Reproduce nothing except the lines between the line with "Emit a LaTeX" and the line with "left angle=47,trapezium right", both ends included, and please leave out pictures.

Entries with chart source code:
======

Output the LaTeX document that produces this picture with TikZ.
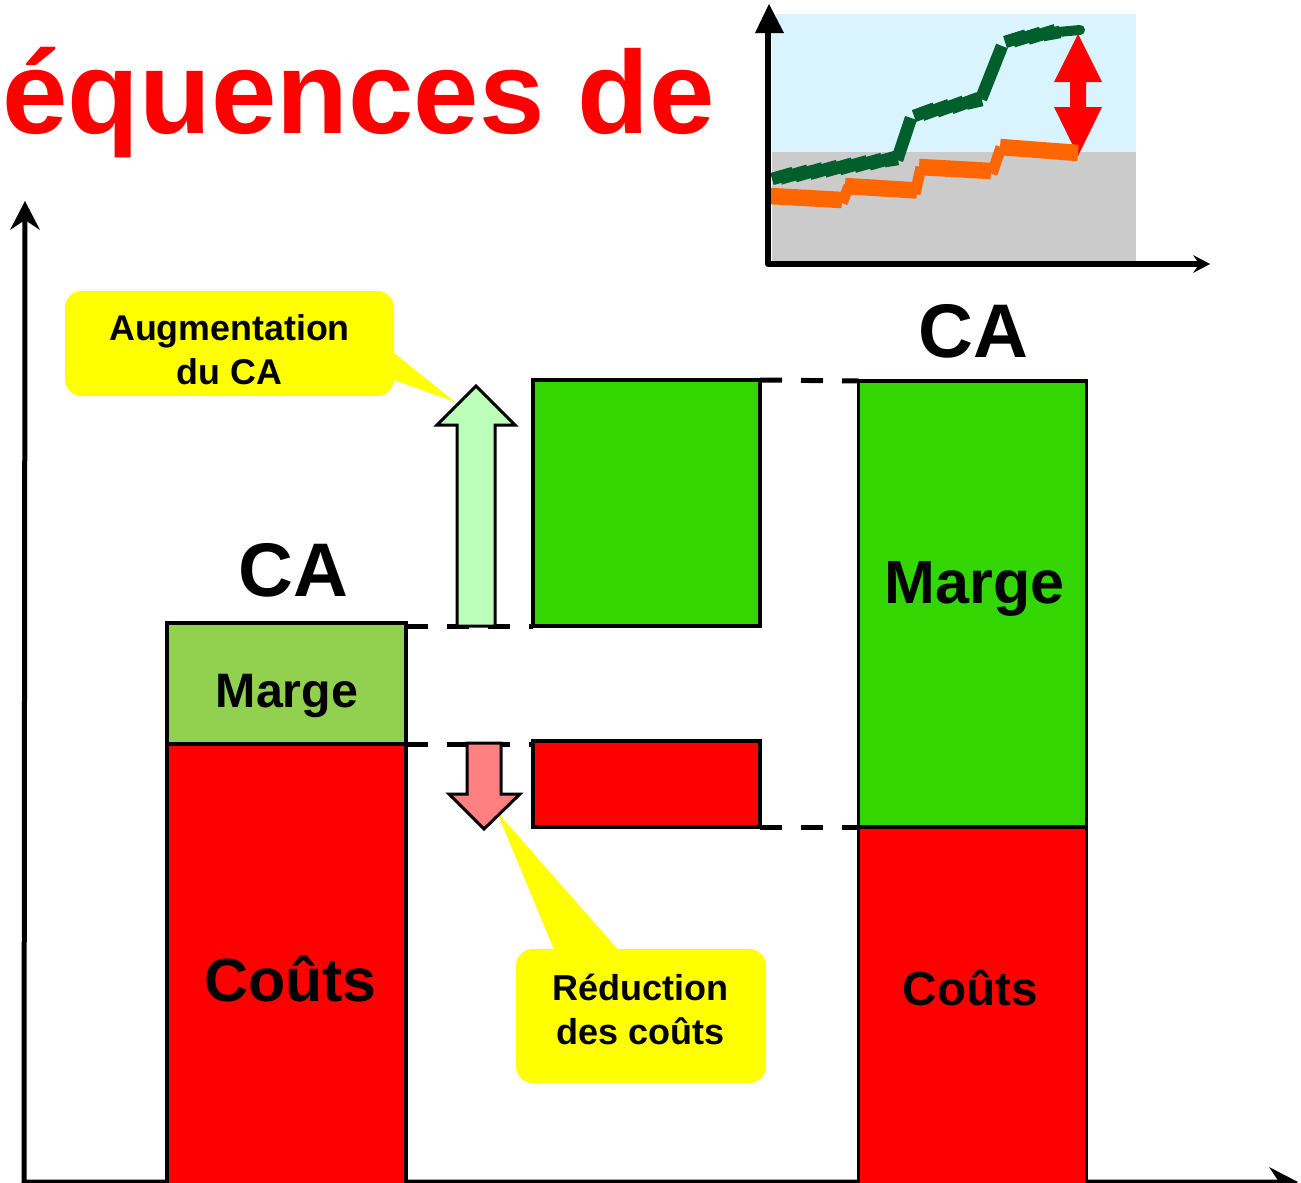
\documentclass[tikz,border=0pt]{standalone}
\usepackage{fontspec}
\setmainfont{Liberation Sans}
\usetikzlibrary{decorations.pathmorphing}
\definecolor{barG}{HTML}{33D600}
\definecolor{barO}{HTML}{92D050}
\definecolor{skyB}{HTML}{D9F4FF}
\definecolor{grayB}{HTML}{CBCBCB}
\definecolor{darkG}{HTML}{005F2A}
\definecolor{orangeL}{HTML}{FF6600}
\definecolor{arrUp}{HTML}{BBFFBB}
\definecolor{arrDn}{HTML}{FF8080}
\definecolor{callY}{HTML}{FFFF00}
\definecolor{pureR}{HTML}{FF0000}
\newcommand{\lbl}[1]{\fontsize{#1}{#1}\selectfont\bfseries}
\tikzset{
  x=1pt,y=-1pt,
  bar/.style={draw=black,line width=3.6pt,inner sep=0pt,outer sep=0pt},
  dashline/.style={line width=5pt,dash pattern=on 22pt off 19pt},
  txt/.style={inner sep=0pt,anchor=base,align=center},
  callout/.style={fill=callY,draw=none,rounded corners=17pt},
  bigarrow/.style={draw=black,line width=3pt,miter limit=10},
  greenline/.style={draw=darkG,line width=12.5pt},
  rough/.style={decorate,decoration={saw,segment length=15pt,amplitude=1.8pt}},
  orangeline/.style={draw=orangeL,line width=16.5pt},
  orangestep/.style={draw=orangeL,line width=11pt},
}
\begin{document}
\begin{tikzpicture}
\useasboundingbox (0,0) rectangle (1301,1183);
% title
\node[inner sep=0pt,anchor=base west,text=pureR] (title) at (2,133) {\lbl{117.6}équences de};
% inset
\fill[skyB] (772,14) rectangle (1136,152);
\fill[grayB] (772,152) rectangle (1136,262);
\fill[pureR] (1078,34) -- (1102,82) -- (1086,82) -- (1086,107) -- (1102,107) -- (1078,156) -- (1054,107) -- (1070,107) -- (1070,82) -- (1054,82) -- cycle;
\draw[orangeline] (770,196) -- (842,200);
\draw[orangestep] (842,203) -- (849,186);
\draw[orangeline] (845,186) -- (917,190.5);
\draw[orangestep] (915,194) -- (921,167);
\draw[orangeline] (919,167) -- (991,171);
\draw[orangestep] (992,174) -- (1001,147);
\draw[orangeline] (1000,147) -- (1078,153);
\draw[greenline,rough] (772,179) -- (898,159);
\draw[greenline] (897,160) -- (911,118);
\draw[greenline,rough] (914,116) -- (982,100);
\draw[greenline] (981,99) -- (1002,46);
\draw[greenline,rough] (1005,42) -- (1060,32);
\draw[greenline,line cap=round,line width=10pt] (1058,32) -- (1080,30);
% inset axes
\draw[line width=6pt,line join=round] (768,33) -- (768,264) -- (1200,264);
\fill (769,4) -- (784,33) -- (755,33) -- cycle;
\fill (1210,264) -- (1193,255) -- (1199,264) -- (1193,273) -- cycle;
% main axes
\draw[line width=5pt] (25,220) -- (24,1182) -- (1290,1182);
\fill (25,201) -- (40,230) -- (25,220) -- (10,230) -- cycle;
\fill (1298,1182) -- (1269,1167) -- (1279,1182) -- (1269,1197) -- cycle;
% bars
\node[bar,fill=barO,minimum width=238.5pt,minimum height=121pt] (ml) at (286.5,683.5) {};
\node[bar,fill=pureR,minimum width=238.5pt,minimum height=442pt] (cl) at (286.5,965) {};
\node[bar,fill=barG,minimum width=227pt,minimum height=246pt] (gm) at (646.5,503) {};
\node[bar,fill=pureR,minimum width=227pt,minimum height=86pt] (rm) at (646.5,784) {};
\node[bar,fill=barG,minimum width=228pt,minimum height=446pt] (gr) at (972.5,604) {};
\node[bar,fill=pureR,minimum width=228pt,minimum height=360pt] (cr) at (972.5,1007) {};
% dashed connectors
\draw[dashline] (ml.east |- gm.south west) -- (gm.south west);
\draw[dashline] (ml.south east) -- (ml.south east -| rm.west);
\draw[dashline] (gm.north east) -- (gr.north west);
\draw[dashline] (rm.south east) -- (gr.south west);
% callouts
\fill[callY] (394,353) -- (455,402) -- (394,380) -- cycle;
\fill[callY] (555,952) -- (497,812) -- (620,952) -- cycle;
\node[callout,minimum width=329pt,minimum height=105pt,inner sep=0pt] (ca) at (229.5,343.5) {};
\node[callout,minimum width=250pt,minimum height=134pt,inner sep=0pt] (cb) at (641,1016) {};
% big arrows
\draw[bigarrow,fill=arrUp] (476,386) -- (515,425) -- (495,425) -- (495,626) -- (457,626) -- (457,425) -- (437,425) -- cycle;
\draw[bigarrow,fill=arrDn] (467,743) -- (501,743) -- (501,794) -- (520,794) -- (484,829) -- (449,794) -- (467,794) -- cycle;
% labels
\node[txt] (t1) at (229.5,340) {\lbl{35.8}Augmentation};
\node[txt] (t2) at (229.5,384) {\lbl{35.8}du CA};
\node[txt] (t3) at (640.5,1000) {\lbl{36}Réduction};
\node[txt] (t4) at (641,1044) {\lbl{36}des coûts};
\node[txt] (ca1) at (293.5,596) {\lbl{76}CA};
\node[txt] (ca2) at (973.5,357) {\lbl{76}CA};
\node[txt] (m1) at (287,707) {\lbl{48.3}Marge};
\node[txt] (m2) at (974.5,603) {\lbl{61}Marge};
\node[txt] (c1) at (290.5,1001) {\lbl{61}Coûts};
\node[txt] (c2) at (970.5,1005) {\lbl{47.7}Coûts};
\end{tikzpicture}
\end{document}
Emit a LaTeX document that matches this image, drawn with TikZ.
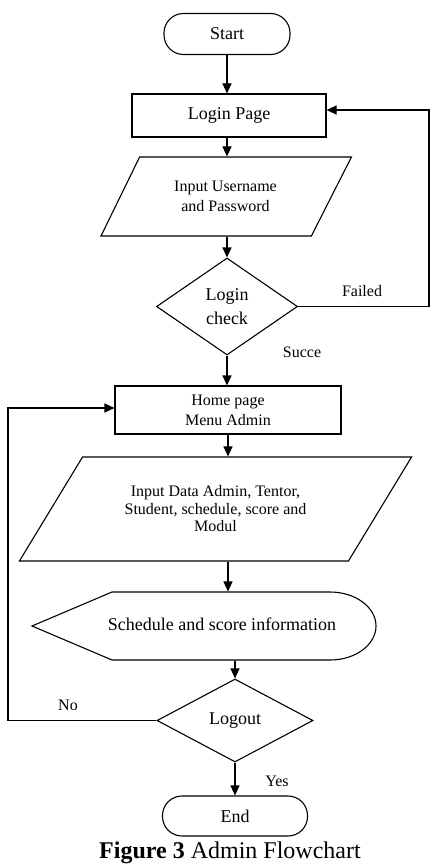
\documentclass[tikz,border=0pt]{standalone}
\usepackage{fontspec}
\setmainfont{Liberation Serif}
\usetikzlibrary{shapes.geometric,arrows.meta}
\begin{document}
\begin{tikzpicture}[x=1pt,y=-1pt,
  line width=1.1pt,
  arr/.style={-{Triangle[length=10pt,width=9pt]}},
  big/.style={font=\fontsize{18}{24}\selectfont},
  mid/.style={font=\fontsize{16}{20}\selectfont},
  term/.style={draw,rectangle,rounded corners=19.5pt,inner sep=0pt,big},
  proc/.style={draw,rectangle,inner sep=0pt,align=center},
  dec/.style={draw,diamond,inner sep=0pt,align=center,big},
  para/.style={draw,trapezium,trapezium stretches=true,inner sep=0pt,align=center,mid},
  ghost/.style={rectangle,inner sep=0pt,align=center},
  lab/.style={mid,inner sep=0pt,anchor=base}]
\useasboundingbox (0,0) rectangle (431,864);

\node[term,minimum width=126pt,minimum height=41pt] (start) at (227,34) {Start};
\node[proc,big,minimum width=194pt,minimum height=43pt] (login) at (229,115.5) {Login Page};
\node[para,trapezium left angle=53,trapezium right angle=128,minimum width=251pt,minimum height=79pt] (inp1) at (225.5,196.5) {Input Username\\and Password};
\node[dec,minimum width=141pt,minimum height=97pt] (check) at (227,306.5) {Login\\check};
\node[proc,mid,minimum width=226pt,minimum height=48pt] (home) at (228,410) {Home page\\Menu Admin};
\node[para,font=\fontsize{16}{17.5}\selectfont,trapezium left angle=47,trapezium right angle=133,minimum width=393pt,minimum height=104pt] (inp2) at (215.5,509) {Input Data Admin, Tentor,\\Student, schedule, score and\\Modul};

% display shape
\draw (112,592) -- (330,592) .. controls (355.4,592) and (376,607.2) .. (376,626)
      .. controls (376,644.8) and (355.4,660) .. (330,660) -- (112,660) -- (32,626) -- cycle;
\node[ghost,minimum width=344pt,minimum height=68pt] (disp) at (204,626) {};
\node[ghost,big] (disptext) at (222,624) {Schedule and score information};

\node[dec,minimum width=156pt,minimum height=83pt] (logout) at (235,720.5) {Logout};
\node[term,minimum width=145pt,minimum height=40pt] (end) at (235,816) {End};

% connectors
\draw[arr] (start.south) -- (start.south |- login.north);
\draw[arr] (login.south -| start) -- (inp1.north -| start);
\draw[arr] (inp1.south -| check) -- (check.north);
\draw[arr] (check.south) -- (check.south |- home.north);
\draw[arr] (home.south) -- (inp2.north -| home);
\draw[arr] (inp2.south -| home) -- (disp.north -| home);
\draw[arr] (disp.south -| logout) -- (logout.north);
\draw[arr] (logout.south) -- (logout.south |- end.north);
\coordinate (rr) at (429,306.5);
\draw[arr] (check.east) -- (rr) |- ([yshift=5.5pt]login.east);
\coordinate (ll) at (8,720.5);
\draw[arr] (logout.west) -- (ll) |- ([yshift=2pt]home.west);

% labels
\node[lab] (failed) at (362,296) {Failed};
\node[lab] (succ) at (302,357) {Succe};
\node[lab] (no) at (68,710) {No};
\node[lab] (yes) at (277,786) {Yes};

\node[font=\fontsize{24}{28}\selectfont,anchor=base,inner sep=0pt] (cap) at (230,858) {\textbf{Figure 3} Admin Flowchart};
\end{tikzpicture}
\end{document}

======

Exercise response =>
Emit a LaTeX document that matches this image, drawn with TikZ.
\documentclass[tikz,border=0pt]{standalone}
\usepackage{fontspec}
\setmainfont{Liberation Serif}
\usetikzlibrary{shapes.geometric,arrows.meta}
\begin{document}
\begin{tikzpicture}[x=1pt,y=-1pt,
  line width=1.1pt,
  arr/.style={-{Triangle[length=10pt,width=9pt]}},
  big/.style={font=\fontsize{18}{24}\selectfont},
  mid/.style={font=\fontsize{16}{20}\selectfont},
  term/.style={draw,rectangle,rounded corners=19.5pt,inner sep=0pt,big},
  proc/.style={draw,rectangle,inner sep=0pt,align=center},
  dec/.style={draw,diamond,inner sep=0pt,align=center,big},
  para/.style={draw,trapezium,trapezium stretches=true,inner sep=0pt,align=center,mid},
  ghost/.style={rectangle,inner sep=0pt,align=center},
  lab/.style={mid,inner sep=0pt,anchor=base}]
\useasboundingbox (0,0) rectangle (431,864);

\node[term,minimum width=126pt,minimum height=41pt] (start) at (227,34) {Start};
\node[proc,big,minimum width=194pt,minimum height=43pt] (login) at (229,115.5) {Login Page};
\node[para,trapezium left angle=53,trapezium right angle=128,minimum width=251pt,minimum height=79pt] (inp1) at (225.5,196.5) {Input Username\\and Password};
\node[dec,minimum width=141pt,minimum height=97pt] (check) at (227,306.5) {Login\\check};
\node[proc,mid,minimum width=226pt,minimum height=48pt] (home) at (228,410) {Home page\\Menu Admin};
\node[para,font=\fontsize{16}{17.5}\selectfont,trapezium left angle=47,trapezium right angle=133,minimum width=393pt,minimum height=104pt] (inp2) at (215.5,509) {Input Data Admin, Tentor,\\Student, schedule, score and\\Modul};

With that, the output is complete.